Start

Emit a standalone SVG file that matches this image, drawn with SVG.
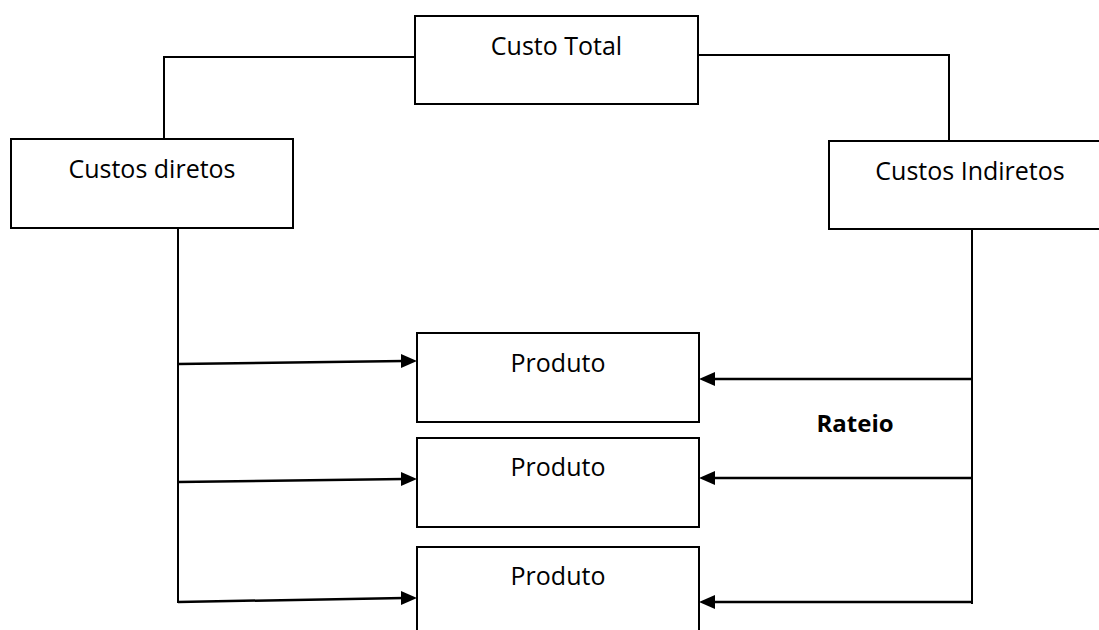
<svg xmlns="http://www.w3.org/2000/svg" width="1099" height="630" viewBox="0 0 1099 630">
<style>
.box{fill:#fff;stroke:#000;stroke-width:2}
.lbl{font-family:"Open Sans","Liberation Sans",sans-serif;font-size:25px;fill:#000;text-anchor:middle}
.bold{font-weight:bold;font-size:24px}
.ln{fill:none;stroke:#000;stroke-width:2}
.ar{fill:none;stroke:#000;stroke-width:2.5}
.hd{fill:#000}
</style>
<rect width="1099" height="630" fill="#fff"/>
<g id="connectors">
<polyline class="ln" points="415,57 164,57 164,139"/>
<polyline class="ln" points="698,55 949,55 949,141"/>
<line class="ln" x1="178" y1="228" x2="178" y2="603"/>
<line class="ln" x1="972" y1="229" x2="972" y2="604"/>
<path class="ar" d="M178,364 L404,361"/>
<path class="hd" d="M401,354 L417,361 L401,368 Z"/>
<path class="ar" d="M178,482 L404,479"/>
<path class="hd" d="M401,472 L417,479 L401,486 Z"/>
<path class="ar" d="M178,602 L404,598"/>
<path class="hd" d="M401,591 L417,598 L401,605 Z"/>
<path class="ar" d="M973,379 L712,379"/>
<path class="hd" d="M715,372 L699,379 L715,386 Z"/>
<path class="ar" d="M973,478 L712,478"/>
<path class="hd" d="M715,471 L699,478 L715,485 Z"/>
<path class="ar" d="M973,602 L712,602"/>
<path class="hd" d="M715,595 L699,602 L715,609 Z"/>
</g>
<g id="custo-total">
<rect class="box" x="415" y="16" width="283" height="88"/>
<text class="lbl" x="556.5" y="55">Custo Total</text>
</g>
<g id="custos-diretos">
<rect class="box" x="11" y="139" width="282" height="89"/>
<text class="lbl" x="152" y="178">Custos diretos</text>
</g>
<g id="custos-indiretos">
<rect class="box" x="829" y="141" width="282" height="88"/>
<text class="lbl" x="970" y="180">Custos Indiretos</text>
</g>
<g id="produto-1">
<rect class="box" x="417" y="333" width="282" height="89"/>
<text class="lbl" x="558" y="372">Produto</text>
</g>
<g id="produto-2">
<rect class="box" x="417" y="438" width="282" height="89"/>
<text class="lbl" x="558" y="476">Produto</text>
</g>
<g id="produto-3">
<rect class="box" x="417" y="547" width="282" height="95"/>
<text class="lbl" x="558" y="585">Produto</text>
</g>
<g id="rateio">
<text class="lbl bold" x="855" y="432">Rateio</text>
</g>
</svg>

End
Start

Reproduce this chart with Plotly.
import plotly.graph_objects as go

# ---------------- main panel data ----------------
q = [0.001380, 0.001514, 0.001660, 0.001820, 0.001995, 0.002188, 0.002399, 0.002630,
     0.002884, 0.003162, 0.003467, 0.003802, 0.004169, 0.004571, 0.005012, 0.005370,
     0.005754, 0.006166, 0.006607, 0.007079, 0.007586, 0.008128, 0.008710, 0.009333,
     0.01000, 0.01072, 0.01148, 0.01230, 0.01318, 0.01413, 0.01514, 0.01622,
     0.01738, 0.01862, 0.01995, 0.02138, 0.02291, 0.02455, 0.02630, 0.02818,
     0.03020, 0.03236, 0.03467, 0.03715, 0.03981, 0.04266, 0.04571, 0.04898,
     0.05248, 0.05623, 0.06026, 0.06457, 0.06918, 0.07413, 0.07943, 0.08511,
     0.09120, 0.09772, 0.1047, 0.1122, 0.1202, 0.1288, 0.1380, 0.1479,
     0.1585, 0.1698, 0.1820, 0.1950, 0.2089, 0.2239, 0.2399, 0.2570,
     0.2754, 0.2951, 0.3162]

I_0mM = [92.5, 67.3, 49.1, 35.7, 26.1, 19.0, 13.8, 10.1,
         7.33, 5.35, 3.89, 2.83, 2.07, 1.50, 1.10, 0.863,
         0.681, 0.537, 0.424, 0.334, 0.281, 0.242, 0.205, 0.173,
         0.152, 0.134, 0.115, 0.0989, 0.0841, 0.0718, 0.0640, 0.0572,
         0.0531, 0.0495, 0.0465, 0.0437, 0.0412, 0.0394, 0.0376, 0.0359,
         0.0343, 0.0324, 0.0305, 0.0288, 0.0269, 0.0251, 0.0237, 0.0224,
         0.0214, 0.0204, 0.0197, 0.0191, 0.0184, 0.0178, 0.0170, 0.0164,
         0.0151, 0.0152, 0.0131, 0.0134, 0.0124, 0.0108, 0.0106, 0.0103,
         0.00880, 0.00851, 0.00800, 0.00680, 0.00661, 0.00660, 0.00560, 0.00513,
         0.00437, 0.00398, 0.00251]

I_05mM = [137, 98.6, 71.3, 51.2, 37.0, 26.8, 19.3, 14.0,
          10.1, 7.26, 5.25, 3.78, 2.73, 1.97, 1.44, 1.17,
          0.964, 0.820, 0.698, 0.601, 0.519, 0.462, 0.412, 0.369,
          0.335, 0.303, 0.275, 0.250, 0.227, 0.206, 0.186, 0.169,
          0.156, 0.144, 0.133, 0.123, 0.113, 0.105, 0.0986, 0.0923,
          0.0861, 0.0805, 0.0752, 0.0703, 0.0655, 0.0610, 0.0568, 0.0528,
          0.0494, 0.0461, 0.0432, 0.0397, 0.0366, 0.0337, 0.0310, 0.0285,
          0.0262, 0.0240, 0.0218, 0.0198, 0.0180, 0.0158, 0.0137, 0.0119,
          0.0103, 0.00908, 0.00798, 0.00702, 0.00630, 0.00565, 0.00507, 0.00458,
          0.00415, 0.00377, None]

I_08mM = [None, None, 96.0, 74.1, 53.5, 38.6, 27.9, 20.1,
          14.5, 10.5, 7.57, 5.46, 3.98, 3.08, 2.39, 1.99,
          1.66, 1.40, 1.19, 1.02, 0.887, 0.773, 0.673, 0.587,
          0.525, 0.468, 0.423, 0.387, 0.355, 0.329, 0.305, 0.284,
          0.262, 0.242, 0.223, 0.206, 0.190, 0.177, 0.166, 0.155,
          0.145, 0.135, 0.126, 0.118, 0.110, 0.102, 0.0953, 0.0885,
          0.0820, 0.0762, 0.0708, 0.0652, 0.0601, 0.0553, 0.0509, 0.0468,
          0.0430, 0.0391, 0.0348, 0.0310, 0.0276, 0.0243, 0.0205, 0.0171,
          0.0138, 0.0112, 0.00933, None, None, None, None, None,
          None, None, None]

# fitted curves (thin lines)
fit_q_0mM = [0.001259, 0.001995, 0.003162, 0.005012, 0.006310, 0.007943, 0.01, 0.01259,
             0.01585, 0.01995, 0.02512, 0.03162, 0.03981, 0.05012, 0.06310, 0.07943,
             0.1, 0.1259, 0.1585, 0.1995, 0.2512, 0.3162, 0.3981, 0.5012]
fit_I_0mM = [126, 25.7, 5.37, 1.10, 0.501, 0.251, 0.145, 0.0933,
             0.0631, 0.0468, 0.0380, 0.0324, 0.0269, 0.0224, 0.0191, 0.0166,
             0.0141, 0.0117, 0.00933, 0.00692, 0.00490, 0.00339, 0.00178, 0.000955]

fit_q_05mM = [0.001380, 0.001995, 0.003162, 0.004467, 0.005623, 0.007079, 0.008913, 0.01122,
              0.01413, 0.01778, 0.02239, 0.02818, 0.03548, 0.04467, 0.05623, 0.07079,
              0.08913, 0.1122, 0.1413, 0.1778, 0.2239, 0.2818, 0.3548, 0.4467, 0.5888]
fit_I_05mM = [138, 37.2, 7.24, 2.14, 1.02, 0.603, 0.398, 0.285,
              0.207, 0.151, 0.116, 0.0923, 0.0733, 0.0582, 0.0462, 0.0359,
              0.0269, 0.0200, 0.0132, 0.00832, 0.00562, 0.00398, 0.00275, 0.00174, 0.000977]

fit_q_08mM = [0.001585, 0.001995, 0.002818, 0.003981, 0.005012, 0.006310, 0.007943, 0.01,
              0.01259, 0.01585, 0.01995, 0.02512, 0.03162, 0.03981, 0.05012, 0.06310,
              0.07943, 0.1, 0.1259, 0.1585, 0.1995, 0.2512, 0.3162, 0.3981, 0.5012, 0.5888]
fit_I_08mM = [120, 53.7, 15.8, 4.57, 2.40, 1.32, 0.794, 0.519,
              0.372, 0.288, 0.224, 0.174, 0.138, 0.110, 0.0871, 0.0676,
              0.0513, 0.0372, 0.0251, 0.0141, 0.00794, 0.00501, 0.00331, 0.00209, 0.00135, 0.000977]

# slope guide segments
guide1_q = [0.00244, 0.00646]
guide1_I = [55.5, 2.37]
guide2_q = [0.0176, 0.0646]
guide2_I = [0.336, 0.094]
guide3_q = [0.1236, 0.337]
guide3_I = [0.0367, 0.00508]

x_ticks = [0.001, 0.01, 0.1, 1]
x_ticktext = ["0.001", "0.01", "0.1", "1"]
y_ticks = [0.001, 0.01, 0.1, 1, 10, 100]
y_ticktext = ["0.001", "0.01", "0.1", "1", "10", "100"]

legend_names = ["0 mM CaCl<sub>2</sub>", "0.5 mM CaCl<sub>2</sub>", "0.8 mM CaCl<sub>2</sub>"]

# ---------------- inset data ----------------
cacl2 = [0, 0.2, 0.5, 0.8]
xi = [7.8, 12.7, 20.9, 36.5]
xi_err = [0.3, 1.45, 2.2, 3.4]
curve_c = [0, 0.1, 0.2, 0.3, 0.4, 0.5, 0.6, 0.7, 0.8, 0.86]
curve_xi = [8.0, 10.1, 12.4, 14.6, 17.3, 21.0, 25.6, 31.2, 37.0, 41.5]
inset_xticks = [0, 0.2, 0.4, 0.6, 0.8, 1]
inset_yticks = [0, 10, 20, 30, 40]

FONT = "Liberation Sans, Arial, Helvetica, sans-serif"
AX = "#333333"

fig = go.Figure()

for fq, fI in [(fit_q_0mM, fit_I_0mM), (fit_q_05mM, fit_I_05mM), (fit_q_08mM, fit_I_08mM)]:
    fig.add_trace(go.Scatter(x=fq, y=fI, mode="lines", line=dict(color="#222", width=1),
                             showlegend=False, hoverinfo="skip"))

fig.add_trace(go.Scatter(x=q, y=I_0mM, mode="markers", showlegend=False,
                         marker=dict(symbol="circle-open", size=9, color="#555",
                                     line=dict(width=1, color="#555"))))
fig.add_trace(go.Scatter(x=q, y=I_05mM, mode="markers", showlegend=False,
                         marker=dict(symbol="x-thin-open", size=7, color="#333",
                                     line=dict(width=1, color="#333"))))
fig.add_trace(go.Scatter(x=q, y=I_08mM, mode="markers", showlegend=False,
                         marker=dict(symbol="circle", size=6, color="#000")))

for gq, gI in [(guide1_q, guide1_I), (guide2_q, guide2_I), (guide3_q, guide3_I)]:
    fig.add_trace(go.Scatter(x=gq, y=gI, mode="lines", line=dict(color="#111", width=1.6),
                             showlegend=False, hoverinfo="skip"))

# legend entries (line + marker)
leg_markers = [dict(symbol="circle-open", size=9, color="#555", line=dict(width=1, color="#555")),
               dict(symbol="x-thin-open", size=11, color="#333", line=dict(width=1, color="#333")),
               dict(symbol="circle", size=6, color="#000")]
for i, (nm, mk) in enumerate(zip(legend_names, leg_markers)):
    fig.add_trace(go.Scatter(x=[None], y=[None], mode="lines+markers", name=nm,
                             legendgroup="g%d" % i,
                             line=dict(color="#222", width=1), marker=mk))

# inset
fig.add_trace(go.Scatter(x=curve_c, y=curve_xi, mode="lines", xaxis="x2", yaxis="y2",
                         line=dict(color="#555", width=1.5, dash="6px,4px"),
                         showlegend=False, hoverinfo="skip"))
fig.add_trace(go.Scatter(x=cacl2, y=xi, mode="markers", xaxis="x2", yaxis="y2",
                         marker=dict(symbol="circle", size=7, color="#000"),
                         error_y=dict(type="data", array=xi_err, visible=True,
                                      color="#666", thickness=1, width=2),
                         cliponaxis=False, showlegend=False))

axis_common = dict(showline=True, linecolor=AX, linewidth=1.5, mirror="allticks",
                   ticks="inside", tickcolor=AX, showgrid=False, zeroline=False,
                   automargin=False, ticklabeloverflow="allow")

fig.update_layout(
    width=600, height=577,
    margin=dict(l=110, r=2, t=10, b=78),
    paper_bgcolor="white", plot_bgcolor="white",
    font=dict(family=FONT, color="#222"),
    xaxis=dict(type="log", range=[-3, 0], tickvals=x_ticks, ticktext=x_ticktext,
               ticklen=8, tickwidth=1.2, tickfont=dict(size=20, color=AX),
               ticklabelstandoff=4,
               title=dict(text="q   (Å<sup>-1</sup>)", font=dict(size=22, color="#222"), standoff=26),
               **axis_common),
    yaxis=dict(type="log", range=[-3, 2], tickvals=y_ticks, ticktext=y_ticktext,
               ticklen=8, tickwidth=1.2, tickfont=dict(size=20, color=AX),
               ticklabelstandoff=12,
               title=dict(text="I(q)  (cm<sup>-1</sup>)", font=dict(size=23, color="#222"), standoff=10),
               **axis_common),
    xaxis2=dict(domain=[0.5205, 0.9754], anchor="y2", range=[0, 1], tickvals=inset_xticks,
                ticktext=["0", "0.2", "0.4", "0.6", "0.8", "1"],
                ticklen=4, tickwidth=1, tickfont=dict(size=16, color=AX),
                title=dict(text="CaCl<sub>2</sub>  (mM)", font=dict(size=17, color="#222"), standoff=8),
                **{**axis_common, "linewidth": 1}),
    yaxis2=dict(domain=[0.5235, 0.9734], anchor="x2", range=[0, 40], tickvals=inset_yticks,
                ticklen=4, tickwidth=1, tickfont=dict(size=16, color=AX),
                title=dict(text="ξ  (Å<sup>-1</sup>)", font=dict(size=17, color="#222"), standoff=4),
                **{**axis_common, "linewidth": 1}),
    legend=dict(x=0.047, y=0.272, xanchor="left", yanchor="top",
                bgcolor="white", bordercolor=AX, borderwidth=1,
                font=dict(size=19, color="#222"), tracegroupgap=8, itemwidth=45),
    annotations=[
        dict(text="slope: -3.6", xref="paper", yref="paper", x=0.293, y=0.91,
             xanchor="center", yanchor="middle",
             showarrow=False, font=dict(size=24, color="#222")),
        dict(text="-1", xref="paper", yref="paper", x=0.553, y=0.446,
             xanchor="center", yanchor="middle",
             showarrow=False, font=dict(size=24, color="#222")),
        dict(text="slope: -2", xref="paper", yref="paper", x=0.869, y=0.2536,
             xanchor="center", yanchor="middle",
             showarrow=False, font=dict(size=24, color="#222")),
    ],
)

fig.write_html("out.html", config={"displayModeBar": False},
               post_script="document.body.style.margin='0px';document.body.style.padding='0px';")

End

* _THE EXERCISE_: Print exactly the lines from the line with "Reproduce this chart with Plotly." to the line with "import plotly.graph_objects as go", both included, and nothing else.

* _SOLUTION FOR THIS EXERCISE_:
Reproduce this chart with Plotly.
import plotly.graph_objects as go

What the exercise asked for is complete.